**WRITTEN PROBLEM:** Repeat the data word for word. Do not include the pictures.
· · · · · · ·
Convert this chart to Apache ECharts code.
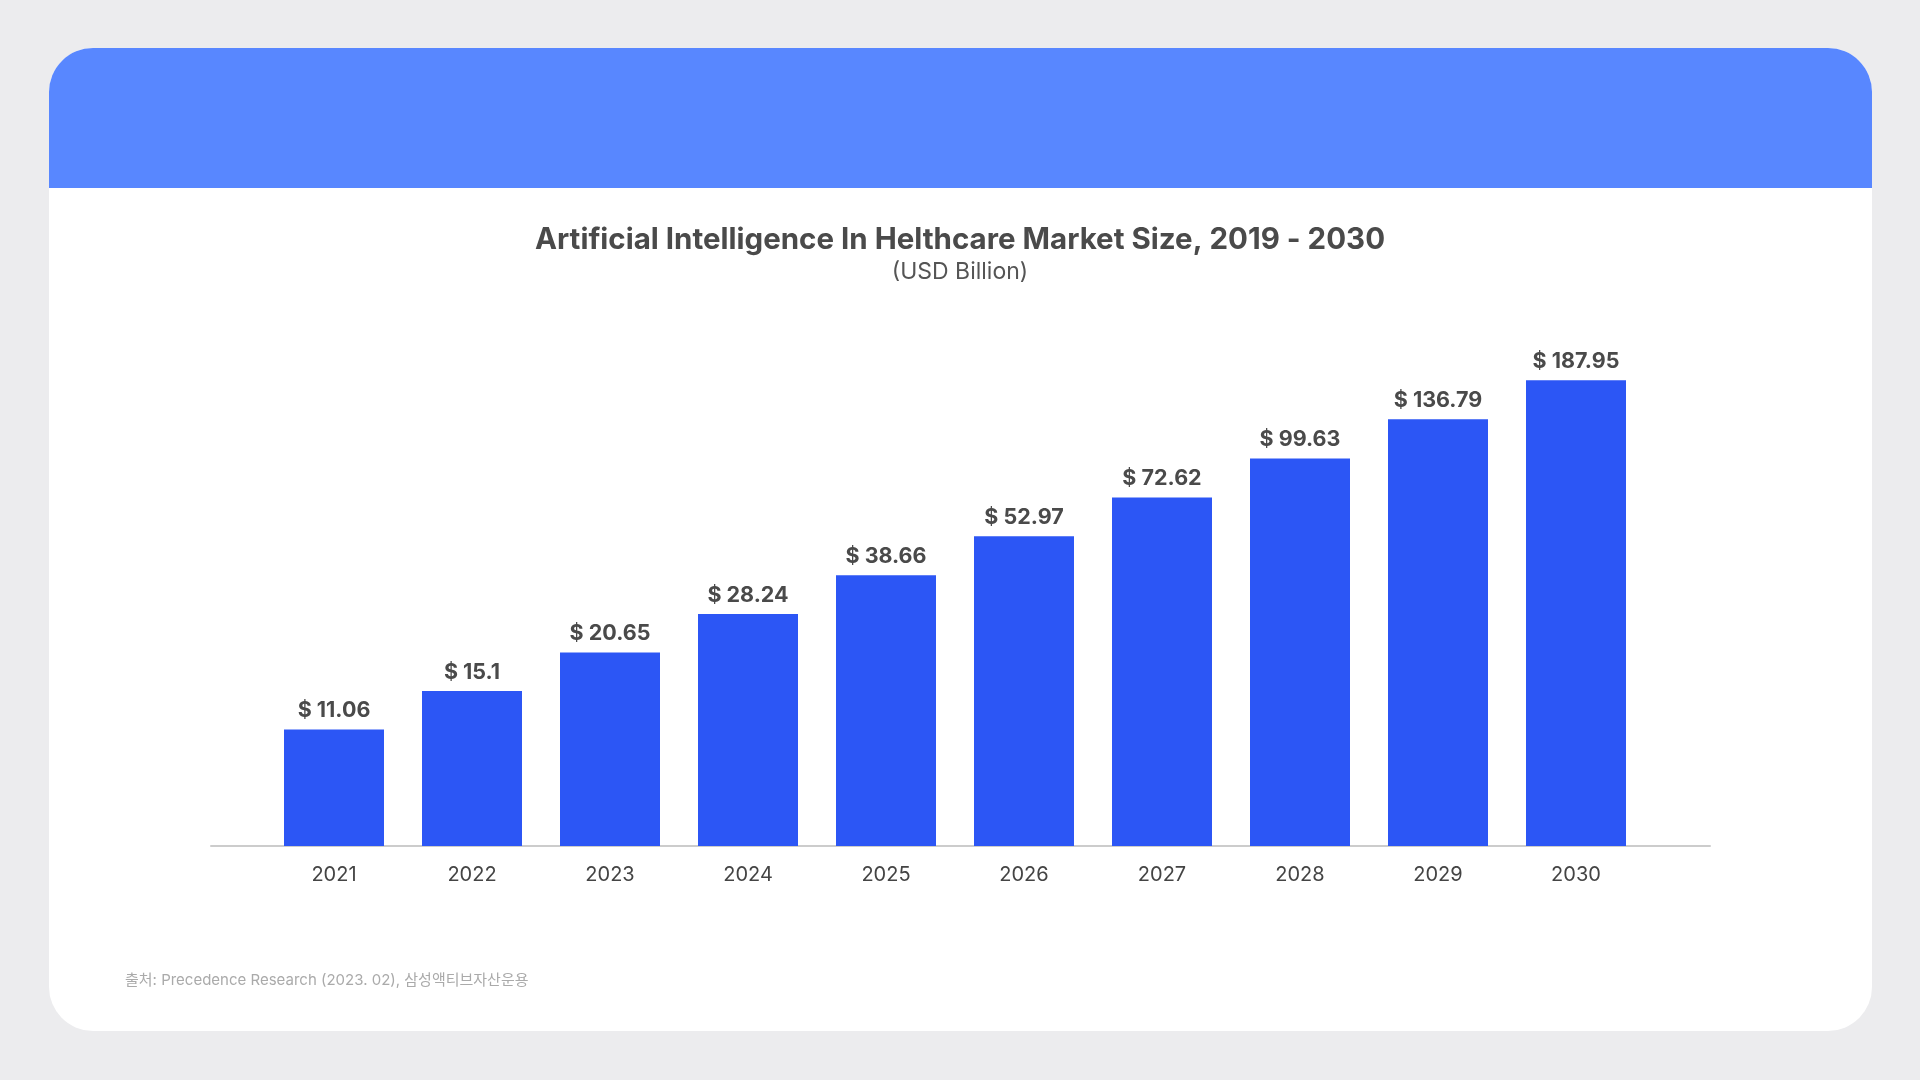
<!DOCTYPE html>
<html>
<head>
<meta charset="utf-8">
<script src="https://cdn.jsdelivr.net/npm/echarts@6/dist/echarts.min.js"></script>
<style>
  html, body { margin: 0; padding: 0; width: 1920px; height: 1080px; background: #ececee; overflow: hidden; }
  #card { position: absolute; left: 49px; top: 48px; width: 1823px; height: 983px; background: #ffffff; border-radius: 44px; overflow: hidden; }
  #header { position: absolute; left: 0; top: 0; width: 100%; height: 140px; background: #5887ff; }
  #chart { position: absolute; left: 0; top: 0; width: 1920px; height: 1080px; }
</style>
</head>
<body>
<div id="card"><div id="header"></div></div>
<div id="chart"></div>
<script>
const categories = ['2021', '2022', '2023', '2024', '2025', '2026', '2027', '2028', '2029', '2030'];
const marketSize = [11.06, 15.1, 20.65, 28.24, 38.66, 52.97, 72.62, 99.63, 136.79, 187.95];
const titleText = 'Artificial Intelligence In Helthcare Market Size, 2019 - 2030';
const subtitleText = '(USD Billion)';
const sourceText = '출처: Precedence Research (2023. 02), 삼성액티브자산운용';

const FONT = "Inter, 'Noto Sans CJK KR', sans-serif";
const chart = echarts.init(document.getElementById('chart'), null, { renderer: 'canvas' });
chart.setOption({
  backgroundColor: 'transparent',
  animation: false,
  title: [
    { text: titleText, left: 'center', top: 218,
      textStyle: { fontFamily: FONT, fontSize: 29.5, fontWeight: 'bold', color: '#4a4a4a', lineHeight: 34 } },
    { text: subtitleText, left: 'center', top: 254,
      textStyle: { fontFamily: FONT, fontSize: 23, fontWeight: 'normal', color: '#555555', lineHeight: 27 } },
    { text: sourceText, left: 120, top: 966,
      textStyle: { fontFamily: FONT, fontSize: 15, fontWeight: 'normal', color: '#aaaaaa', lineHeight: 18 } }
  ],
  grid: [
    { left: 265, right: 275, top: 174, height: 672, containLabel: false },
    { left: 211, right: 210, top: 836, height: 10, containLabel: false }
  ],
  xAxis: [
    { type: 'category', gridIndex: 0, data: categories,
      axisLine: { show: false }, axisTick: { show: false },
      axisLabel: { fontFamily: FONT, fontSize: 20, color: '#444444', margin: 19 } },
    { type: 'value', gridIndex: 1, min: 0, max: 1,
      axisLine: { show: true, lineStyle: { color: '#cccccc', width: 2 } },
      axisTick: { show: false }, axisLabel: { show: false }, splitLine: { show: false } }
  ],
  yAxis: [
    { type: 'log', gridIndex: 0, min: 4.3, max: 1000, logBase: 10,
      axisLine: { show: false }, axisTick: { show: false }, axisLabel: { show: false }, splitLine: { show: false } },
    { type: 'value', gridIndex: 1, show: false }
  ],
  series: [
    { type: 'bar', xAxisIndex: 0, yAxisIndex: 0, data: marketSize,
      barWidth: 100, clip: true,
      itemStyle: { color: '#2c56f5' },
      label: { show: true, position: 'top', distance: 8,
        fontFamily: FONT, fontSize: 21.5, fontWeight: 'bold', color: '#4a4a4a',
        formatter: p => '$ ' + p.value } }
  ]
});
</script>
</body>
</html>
· · · · · · ·
**ANSWER TO THE TASK:**
Convert this chart to Apache ECharts code.
<!DOCTYPE html>
<html>
<head>
<meta charset="utf-8">
<script src="https://cdn.jsdelivr.net/npm/echarts@6/dist/echarts.min.js"></script>
<style>
  html, body { margin: 0; padding: 0; width: 1920px; height: 1080px; background: #ececee; overflow: hidden; }
  #card { position: absolute; left: 49px; top: 48px; width: 1823px; height: 983px; background: #ffffff; border-radius: 44px; overflow: hidden; }
  #header { position: absolute; left: 0; top: 0; width: 100%; height: 140px; background: #5887ff; }
  #chart { position: absolute; left: 0; top: 0; width: 1920px; height: 1080px; }
</style>
</head>
<body>
<div id="card"><div id="header"></div></div>
<div id="chart"></div>
<script>
const categories = ['2021', '2022', '2023', '2024', '2025', '2026', '2027', '2028', '2029', '2030'];
const marketSize = [11.06, 15.1, 20.65, 28.24, 38.66, 52.97, 72.62, 99.63, 136.79, 187.95];
const titleText = 'Artificial Intelligence In Helthcare Market Size, 2019 - 2030';
const subtitleText = '(USD Billion)';
const sourceText = '출처: Precedence Research (2023. 02), 삼성액티브자산운용';

const FONT = "Inter, 'Noto Sans CJK KR', sans-serif";
const chart = echarts.init(document.getElementById('chart'), null, { renderer: 'canvas' });
chart.setOption({
  backgroundColor: 'transparent',
  animation: false,
  title: [
    { text: titleText, left: 'center', top: 218,
      textStyle: { fontFamily: FONT, fontSize: 29.5, fontWeight: 'bold', color: '#4a4a4a', lineHeight: 34 } },
    { text: subtitleText, left: 'center', top: 254,
      textStyle: { fontFamily: FONT, fontSize: 23, fontWeight: 'normal', color: '#555555', lineHeight: 27 } },
    { text: sourceText, left: 120, top: 966,
      textStyle: { fontFamily: FONT, fontSize: 15, fontWeight: 'normal', color: '#aaaaaa', lineHeight: 18 } }
  ],
  grid: [
    { left: 265, right: 275, top: 174, height: 672, containLabel: false },
    { left: 211, right: 210, top: 836, height: 10, containLabel: false }
  ],
  xAxis: [
    { type: 'category', gridIndex: 0, data: categories,
      axisLine: { show: false }, axisTick: { show: false },
      axisLabel: { fontFamily: FONT, fontSize: 20, color: '#444444', margin: 19 } },
    { type: 'value', gridIndex: 1, min: 0, max: 1,
      axisLine: { show: true, lineStyle: { color: '#cccccc', width: 2 } },
      axisTick: { show: false }, axisLabel: { show: false }, splitLine: { show: false } }
  ],
  yAxis: [
    { type: 'log', gridIndex: 0, min: 4.3, max: 1000, logBase: 10,
      axisLine: { show: false }, axisTick: { show: false }, axisLabel: { show: false }, splitLine: { show: false } },
    { type: 'value', gridIndex: 1, show: false }
  ],
  series: [
    { type: 'bar', xAxisIndex: 0, yAxisIndex: 0, data: marketSize,
      barWidth: 100, clip: true,
      itemStyle: { color: '#2c56f5' },
      label: { show: true, position: 'top', distance: 8,
        fontFamily: FONT, fontSize: 21.5, fontWeight: 'bold', color: '#4a4a4a',
        formatter: p => '$ ' + p.value } }
  ]
});
</script>
</body>
</html>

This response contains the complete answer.